> What to do:
Where does the string "this" appear? Copy every line of the entries below that holds it.

■ ■ ■ ■ ■ ■ ■

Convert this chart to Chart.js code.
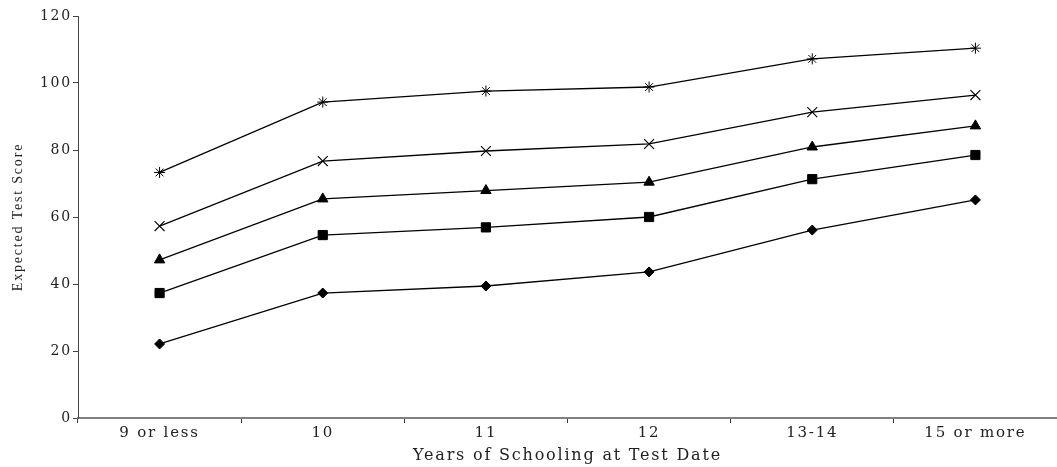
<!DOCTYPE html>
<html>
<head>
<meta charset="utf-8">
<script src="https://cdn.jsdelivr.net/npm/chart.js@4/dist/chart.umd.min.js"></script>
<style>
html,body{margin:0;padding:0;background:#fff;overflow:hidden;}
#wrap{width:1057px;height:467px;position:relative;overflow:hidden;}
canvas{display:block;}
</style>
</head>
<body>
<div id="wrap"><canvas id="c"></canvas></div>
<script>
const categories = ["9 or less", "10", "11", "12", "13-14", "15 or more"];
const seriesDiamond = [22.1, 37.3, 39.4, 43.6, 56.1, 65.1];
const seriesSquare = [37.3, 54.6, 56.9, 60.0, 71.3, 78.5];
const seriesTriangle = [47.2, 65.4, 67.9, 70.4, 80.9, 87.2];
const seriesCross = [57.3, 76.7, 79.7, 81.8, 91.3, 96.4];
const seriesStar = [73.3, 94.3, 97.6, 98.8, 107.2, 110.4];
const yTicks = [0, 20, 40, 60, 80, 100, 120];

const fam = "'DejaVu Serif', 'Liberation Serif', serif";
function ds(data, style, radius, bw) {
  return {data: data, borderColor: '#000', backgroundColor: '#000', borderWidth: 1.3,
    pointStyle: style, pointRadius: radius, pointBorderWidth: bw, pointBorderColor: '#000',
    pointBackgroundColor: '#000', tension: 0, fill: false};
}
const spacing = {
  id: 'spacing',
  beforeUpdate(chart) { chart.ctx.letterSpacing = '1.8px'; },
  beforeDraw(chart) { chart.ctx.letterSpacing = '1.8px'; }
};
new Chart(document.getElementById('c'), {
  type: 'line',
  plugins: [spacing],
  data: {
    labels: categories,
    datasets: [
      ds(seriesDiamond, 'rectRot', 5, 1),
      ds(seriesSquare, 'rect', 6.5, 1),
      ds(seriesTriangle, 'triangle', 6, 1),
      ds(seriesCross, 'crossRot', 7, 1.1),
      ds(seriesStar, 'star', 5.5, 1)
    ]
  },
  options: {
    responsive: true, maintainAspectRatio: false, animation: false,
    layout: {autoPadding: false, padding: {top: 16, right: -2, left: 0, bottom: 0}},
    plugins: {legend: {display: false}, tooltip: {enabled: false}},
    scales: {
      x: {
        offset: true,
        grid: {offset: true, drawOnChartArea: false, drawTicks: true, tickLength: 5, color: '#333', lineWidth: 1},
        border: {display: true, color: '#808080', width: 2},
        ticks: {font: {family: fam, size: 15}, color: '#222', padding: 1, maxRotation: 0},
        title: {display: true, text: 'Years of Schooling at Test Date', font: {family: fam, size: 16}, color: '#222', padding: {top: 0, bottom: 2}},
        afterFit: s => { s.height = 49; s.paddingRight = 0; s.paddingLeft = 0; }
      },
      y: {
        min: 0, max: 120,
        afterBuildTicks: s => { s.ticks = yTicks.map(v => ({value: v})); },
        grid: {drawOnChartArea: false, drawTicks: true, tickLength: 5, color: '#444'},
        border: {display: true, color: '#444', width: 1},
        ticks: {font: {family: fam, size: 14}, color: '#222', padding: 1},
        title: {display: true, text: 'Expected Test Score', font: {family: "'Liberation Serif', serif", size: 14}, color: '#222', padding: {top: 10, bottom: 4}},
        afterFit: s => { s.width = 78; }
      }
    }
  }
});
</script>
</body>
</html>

■ ■ ■ ■ ■ ■ ■

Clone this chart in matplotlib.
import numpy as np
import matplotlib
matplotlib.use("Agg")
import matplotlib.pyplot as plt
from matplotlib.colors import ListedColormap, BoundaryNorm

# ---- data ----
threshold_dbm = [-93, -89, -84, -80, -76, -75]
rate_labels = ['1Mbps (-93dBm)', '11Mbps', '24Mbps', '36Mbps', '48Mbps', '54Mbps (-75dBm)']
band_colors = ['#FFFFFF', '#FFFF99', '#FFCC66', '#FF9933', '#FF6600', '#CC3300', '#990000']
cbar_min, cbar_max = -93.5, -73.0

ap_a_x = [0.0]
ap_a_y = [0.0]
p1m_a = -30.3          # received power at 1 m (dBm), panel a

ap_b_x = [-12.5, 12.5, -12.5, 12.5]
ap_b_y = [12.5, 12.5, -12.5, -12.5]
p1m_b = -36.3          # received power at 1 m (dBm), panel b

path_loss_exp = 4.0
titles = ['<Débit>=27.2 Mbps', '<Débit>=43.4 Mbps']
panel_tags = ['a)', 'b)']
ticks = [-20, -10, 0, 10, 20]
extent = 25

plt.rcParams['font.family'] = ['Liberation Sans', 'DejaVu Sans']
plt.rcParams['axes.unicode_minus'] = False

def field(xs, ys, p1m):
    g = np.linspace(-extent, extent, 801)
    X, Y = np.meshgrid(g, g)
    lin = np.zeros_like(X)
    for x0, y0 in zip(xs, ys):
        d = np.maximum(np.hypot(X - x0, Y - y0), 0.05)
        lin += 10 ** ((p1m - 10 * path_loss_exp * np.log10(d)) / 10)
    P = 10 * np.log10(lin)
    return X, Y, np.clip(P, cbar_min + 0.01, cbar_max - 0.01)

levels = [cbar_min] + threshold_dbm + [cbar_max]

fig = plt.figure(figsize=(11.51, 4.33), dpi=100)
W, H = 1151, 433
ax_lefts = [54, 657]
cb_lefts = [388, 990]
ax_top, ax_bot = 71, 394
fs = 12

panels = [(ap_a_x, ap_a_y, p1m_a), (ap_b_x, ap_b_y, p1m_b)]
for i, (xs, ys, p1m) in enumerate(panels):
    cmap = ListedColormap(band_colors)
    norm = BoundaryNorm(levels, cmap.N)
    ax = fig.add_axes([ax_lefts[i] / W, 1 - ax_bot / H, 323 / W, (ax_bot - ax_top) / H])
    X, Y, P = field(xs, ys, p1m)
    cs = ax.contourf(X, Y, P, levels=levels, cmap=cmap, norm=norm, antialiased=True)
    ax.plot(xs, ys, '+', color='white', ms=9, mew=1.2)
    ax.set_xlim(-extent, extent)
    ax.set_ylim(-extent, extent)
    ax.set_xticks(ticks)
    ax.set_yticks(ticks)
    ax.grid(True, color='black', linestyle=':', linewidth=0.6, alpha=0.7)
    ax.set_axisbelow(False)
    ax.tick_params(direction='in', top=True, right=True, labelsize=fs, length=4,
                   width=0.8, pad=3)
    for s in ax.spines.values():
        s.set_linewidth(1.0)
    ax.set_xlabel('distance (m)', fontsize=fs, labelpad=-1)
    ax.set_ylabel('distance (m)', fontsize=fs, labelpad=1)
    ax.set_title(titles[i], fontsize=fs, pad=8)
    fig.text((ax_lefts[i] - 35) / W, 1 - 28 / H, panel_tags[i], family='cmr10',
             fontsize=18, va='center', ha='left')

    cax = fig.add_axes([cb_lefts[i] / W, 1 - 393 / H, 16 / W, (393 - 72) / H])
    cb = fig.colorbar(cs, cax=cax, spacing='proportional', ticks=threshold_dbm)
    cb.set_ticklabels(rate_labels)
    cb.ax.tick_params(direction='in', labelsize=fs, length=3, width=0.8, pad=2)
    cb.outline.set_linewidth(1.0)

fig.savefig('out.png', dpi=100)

■ ■ ■ ■ ■ ■ ■

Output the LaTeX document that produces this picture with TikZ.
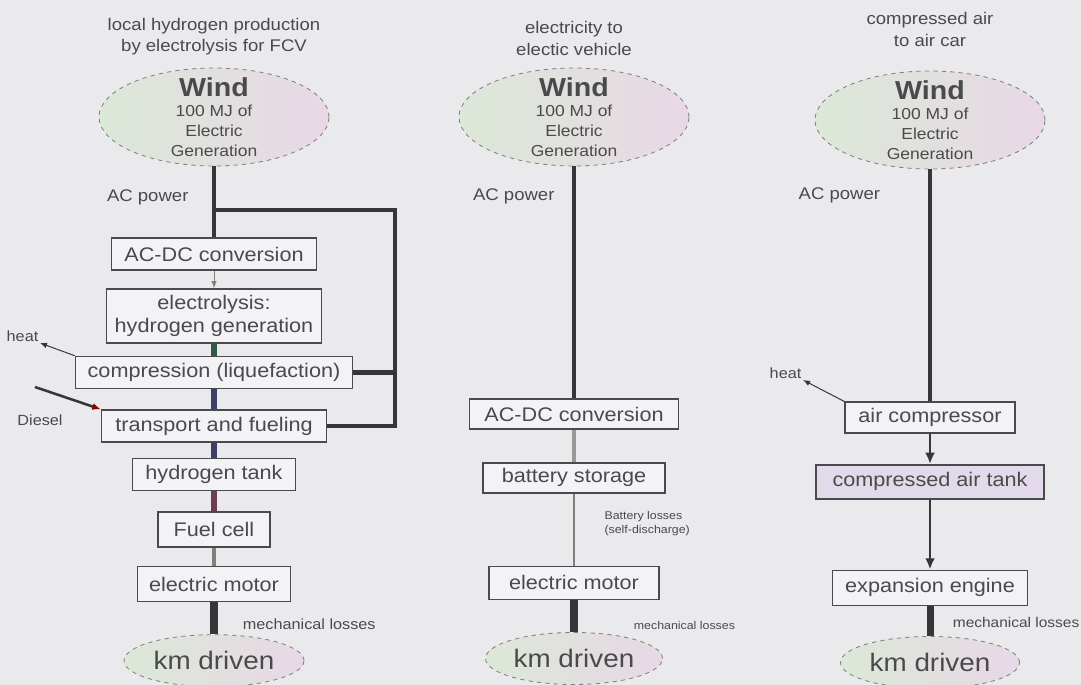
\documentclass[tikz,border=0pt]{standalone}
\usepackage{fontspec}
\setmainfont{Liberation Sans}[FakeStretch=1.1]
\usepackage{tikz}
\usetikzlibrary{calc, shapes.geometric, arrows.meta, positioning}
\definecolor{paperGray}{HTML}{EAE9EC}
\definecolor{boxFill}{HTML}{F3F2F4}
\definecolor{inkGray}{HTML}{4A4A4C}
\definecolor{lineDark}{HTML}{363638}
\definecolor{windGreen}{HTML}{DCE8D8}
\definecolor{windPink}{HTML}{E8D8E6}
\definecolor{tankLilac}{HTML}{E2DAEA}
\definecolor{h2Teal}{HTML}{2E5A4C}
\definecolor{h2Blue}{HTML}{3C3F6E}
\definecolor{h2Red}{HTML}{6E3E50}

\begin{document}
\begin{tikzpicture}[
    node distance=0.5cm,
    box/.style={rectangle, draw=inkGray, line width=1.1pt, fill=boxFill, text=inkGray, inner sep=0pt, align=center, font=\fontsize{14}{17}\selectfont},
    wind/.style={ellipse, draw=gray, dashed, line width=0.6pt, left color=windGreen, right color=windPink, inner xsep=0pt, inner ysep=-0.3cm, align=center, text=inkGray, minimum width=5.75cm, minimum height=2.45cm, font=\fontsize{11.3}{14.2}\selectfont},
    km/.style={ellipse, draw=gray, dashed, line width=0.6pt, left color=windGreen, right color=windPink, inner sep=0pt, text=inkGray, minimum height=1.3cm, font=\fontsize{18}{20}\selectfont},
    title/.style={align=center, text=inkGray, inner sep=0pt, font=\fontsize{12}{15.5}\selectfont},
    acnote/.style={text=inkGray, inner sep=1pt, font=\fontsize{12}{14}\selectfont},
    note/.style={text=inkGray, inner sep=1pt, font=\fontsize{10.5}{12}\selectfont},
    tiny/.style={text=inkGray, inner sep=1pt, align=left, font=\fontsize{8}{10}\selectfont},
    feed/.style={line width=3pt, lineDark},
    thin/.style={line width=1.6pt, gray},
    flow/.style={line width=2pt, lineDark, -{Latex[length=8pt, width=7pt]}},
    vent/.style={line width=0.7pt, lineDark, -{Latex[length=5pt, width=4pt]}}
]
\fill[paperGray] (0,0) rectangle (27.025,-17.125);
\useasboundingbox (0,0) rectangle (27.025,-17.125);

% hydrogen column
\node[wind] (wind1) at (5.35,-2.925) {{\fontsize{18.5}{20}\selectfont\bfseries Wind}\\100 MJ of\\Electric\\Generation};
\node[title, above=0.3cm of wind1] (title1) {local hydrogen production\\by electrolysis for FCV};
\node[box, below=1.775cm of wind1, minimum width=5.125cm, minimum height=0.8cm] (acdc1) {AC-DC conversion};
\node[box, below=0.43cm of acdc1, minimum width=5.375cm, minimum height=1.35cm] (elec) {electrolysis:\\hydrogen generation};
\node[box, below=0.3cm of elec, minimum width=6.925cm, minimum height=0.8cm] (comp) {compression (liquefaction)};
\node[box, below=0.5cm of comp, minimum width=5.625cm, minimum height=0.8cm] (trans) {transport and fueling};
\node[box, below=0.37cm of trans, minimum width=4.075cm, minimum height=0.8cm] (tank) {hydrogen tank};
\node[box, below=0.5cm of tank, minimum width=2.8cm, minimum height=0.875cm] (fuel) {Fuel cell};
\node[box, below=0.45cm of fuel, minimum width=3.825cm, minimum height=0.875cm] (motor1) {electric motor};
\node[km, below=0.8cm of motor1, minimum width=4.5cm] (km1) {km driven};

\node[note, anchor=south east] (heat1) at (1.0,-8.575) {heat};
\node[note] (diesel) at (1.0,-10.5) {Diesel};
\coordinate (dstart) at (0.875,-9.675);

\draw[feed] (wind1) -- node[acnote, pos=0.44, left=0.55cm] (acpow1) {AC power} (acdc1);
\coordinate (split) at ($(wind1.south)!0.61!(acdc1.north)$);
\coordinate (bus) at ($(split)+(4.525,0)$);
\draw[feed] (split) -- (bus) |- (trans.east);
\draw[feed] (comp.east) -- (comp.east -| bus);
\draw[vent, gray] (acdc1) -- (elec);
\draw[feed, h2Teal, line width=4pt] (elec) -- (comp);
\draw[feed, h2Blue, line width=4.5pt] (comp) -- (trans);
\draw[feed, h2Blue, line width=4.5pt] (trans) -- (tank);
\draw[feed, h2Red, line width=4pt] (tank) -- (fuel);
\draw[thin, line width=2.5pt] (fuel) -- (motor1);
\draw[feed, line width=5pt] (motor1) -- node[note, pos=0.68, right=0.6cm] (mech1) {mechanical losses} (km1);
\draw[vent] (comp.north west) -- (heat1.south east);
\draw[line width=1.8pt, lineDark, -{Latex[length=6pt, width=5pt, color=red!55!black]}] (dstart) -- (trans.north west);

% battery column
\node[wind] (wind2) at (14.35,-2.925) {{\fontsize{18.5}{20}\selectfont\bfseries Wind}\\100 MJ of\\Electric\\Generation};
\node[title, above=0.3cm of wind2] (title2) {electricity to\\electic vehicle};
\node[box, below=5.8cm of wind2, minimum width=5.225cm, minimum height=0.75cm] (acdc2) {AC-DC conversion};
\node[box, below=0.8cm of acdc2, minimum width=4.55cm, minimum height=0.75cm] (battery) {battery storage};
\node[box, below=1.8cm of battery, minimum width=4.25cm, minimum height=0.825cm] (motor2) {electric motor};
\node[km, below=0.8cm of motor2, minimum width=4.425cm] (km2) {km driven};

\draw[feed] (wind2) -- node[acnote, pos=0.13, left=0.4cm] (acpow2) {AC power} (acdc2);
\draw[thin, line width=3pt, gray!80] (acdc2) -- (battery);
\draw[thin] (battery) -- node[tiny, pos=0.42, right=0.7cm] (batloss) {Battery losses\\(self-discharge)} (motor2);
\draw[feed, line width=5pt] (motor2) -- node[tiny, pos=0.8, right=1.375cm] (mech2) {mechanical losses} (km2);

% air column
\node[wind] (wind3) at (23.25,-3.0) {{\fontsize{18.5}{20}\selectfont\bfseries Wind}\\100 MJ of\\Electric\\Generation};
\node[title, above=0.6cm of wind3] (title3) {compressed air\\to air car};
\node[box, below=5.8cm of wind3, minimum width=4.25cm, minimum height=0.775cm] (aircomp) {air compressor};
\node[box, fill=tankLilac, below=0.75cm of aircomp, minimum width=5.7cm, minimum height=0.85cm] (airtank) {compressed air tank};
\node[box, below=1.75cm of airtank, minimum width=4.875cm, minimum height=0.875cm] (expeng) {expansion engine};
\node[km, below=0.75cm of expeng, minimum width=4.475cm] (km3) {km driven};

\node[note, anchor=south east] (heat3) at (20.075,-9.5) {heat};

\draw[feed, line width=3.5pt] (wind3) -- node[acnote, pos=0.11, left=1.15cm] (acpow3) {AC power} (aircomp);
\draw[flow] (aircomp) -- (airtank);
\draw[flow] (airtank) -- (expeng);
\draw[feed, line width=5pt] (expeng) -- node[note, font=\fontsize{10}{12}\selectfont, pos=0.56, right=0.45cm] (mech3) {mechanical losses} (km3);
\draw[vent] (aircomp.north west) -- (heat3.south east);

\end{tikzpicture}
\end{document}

■ ■ ■ ■ ■ ■ ■

> Full solution:
Convert this chart to Chart.js code.
Clone this chart in matplotlib.
Output the LaTeX document that produces this picture with TikZ.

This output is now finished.